"Suppose that $f:[0,\infty) \to \mathbb R$ is continuous and that there is an $L$ in $\mathbb R$ such that $f(x)\to L$ as $x \to \infty$. Prove that $f$ is uniformly continuous on $[0, \infty)$."
This is the proof my professor gave me to answer this question, but I don't understand what's going on after "if $|x-y| < \delta$" and the use of $M+1$, $M+2$. I believe $\delta$ has some relationship to the x values (as epsilon has some relationship to the y values); but is it true that for this reason we are moving up from M (which is used for infinity) so we add 1 when we are dealing with $x$ and add 2 when we are dealing with $y$?
I really appreciate any help and explanations. Thank you in advance!

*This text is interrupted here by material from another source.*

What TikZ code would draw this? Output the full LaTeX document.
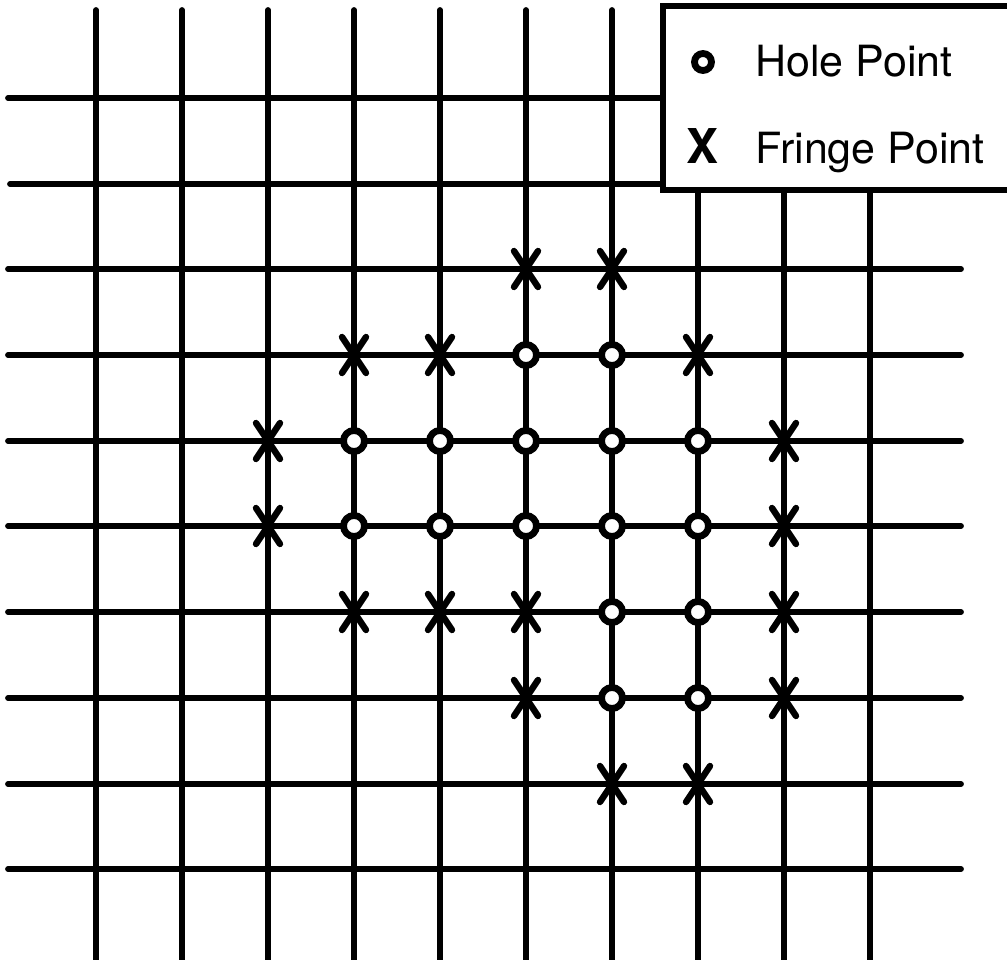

It might help here to construct an incorrect proof, and then see why the above proof works :
For $\epsilon > 0$, there is $M \in \mathbb{R}$ such that $$ x > M \Rightarrow |f(x) - L| < \epsilon/2 $$ And so for $x,y > M$, one has $$ |f(x) - f(y)| < \epsilon $$ Also, $f$ is uniformly continuous on $[0,M]$, so there is $\delta > 0$ such that $$ x,y \in [0,M] \text{ and } |x-y| < \delta \Rightarrow |f(x) - f(y)| < \epsilon $$ From this, you would think that $$ |x-y| < \delta \Rightarrow |f(x) - f(y)| < \epsilon $$ should hold. Except, you need to account for the case where $x < M$ and $y>M$.
This leads to all the messing around with $M+1$ and $\delta \leq 1$, etc.